++++ COLLECTED DATA

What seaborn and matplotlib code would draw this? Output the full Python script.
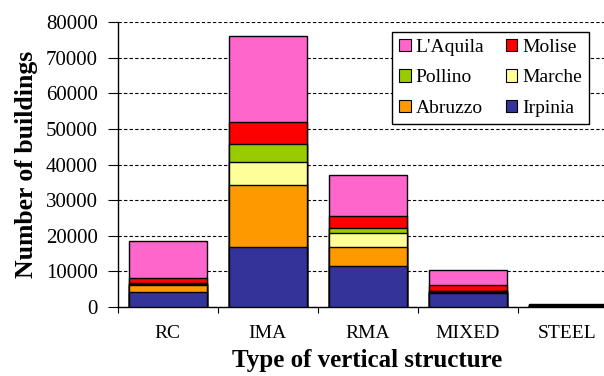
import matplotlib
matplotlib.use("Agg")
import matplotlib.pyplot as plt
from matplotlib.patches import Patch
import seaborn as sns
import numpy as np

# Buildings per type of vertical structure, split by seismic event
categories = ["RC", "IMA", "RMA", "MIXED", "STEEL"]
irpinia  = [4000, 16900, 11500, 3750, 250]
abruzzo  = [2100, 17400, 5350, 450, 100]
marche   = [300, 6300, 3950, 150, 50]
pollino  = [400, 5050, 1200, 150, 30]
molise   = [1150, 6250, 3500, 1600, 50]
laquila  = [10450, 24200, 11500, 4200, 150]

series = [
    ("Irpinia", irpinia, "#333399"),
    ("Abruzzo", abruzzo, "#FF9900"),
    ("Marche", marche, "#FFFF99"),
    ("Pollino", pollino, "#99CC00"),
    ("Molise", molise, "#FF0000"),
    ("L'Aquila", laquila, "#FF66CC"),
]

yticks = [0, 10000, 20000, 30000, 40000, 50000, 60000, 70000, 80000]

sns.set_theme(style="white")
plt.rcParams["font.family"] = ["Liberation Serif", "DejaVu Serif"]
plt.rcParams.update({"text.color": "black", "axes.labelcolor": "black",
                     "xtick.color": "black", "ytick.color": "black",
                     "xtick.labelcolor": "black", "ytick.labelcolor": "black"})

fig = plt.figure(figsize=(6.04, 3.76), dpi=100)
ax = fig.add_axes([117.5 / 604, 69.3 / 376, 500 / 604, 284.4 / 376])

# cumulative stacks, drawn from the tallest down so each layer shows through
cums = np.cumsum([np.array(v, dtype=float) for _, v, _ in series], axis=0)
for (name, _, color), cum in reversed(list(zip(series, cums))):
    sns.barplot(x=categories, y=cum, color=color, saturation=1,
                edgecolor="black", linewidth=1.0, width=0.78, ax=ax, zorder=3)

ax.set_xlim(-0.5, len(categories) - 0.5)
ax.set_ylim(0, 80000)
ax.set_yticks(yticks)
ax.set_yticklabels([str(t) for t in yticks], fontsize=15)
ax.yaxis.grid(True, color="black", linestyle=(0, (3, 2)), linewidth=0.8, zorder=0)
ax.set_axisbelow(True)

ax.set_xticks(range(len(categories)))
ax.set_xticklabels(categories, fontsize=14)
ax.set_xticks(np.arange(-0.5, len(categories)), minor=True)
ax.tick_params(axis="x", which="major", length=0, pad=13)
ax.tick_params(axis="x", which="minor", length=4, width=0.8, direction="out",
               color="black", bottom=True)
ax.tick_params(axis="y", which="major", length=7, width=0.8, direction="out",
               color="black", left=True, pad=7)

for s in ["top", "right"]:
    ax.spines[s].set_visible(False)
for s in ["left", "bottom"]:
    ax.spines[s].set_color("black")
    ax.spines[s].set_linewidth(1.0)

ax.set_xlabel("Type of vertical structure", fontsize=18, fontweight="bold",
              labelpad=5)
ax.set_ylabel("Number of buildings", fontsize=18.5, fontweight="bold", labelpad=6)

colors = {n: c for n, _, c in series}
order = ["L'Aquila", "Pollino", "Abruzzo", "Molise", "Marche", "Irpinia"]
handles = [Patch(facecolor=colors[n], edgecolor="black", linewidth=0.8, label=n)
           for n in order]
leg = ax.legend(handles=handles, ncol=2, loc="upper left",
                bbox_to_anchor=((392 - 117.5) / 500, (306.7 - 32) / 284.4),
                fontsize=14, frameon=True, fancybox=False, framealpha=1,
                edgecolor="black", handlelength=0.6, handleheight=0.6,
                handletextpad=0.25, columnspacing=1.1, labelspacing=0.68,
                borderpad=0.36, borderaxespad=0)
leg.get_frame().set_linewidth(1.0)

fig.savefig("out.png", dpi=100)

++++++++

WORK INSTRUCTIONS — Pictures are excluded; extract exactly the lines from the start of the data through the line that holds "import numpy as np", both ends included.

FULL SOLUTION —
What seaborn and matplotlib code would draw this? Output the full Python script.
import matplotlib
matplotlib.use("Agg")
import matplotlib.pyplot as plt
from matplotlib.patches import Patch
import seaborn as sns
import numpy as np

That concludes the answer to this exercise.